Stated goal :: Write out, word for word, every line from the first one through the line that holds "(0,0) rectangle (1110,1093);", and nothing else; skip the pictures.

Information provided ::
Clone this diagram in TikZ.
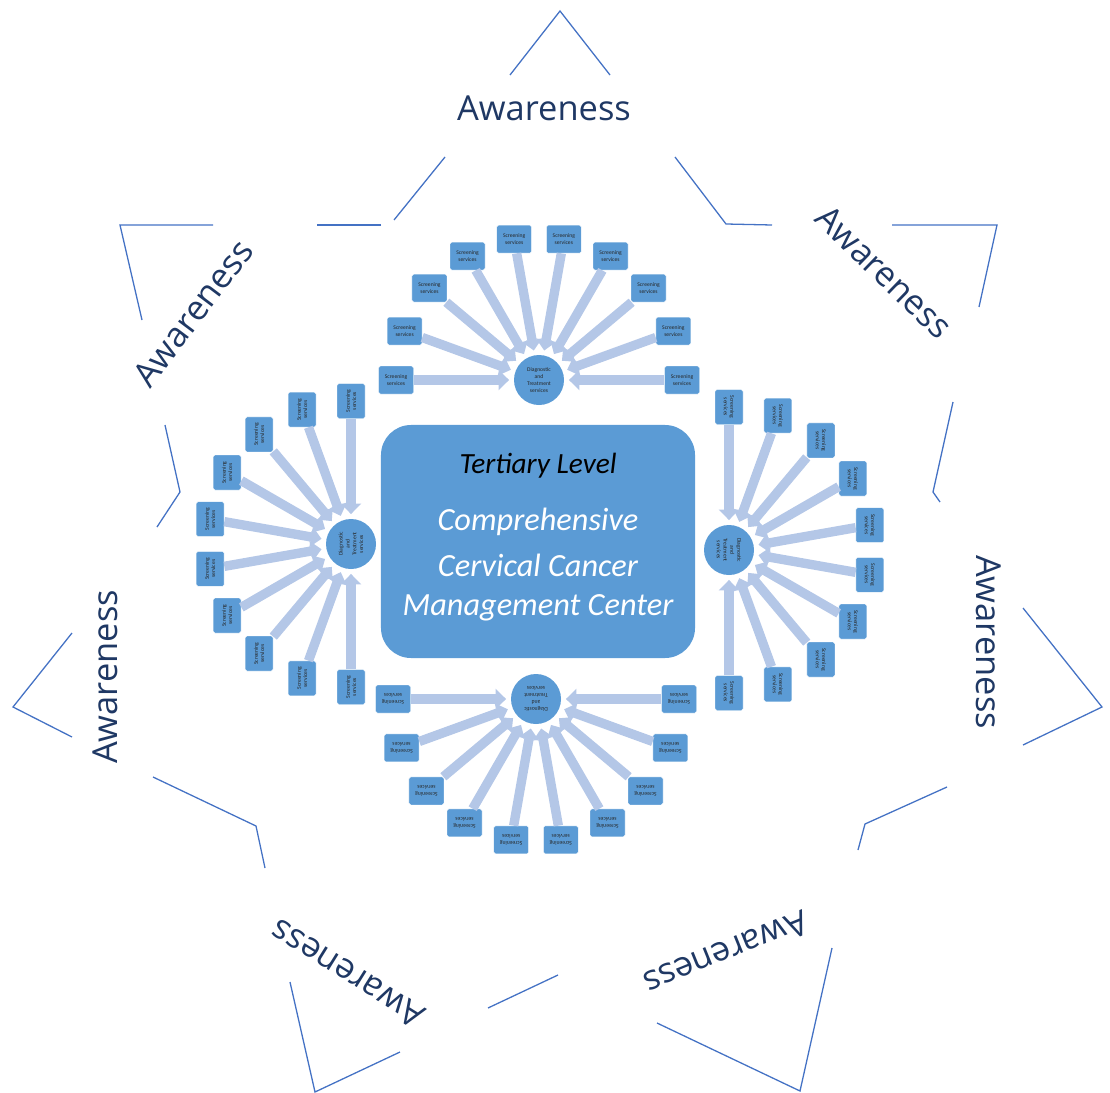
\documentclass[tikz,border=0pt]{standalone}
\usepackage{fontspec}
\setmainfont{Carlito}
\newfontfamily\awfont{Open Sans}
\usetikzlibrary{arrows.meta}
\definecolor{starblue}{HTML}{4472C4}
\definecolor{navy}{HTML}{1F3864}
\definecolor{boxblue}{HTML}{5B9BD5}
\definecolor{arrblue}{HTML}{B4C7E7}
\newcommand\mycluster[4]{%
\begin{scope}[shift={(#2,#3)}, rotate=#4, transform shape]
 \node[diag] (#1c) at (0,0) {Diagnostic\\and\\Treatment\\services};
 \foreach \k in {0,...,9}{
   \node[scr] (#1b\k) at ({-20*\k}:143) {Screening\\services};
   \draw[farrow] (#1b\k) -- (#1c);
 }
\end{scope}}
\begin{document}
\begin{tikzpicture}[x=0.03cm,y=-0.03cm,
  starline/.style={draw=starblue, line width=1.1pt, line join=miter},
  aware/.style={font=\awfont\fontsize{29.4}{32}\selectfont, text=navy, inner sep=0pt},
  scr/.style={fill=boxblue, draw=white, line width=0.3pt, rounded corners=1.5pt, minimum width=1.05cm, minimum height=0.84cm, inner sep=0pt, align=center, font=\fontsize{4.8}{5.4}\selectfont, text=black!85},
  diag/.style={circle, fill=boxblue, minimum size=1.5cm, inner sep=0pt, align=center, font=\fontsize{4.8}{5.8}\selectfont, text=black!85},
  farrow/.style={draw=arrblue, line width=8pt, -{Triangle[width=17pt,length=9pt]}, shorten >=4pt},
  ctext/.style={font=\itshape\fontsize{27.6}{30}\selectfont, text=white, inner sep=0pt}
]
\useasboundingbox (0,0) rectangle (1110,1093);

% star outline (7-pointed, broken by labels)
\draw[starline] (510,75)--(560,11)--(610,75);
\draw[starline] (445,157)--(394,220);
\draw[starline] (381,225)--(317,225);
\draw[starline] (675,157)--(726,224)--(772,225);
\draw[starline] (892,225)--(997,225)--(979,307);
\draw[starline] (953,402)--(933,492)--(940,502);
\draw[starline] (1023,608)--(1102,707)--(1023,745);
\draw[starline] (947,787)--(865,824)--(858,850);
\draw[starline] (832,948)--(800,1091)--(657,1023);
\draw[starline] (558,975)--(488,1008);
\draw[starline] (400,1052)--(315,1092)--(290,982);
\draw[starline] (265,868)--(256,826)--(153,777);
\draw[starline] (72,737)--(13,707)--(72,633);
\draw[starline] (157,527)--(180,492)--(165,425);
\draw[starline] (142,320)--(120,225)--(213,225);

% labels
\node[aware] (aw1) at (544,108) {Awareness};
\node[aware, rotate=-44] (aw2) at (884,272) {Awareness};
\node[aware, rotate=-90] (aw3) at (989,642) {Awareness};
\node[aware, rotate=202] (aw4) at (726,953) {Awareness};
\node[aware, rotate=148] (aw5) at (347,974) {Awareness};
\node[aware, rotate=90] (aw6) at (105,677) {Awareness};
\node[aware, rotate=53] (aw7) at (193,313) {Awareness};

% center box
\node[fill=boxblue, rounded corners=0.9cm, minimum width=9.42cm, minimum height=6.99cm] (ctr) at (538,541.5) {};
\node[font=\itshape\fontsize{25}{28}\selectfont, text=black, inner sep=0pt] (tl) at (538,466) {Tertiary Level};
\node[ctext] (c1) at (538,522) {Comprehensive};
\node[ctext] (c2) at (538,565) {Cervical Cancer};
\node[ctext] (c3) at (538,608) {Management Center};

% clusters
\mycluster{T}{539}{380}{0}
\mycluster{R}{729}{550}{-90}
\mycluster{B}{536}{699}{180}
\mycluster{L}{351}{544}{90}
\end{tikzpicture}
\end{document}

Written answer ::
Clone this diagram in TikZ.
\documentclass[tikz,border=0pt]{standalone}
\usepackage{fontspec}
\setmainfont{Carlito}
\newfontfamily\awfont{Open Sans}
\usetikzlibrary{arrows.meta}
\definecolor{starblue}{HTML}{4472C4}
\definecolor{navy}{HTML}{1F3864}
\definecolor{boxblue}{HTML}{5B9BD5}
\definecolor{arrblue}{HTML}{B4C7E7}
\newcommand\mycluster[4]{%
\begin{scope}[shift={(#2,#3)}, rotate=#4, transform shape]
 \node[diag] (#1c) at (0,0) {Diagnostic\\and\\Treatment\\services};
 \foreach \k in {0,...,9}{
   \node[scr] (#1b\k) at ({-20*\k}:143) {Screening\\services};
   \draw[farrow] (#1b\k) -- (#1c);
 }
\end{scope}}
\begin{document}
\begin{tikzpicture}[x=0.03cm,y=-0.03cm,
  starline/.style={draw=starblue, line width=1.1pt, line join=miter},
  aware/.style={font=\awfont\fontsize{29.4}{32}\selectfont, text=navy, inner sep=0pt},
  scr/.style={fill=boxblue, draw=white, line width=0.3pt, rounded corners=1.5pt, minimum width=1.05cm, minimum height=0.84cm, inner sep=0pt, align=center, font=\fontsize{4.8}{5.4}\selectfont, text=black!85},
  diag/.style={circle, fill=boxblue, minimum size=1.5cm, inner sep=0pt, align=center, font=\fontsize{4.8}{5.8}\selectfont, text=black!85},
  farrow/.style={draw=arrblue, line width=8pt, -{Triangle[width=17pt,length=9pt]}, shorten >=4pt},
  ctext/.style={font=\itshape\fontsize{27.6}{30}\selectfont, text=white, inner sep=0pt}
]
\useasboundingbox (0,0) rectangle (1110,1093);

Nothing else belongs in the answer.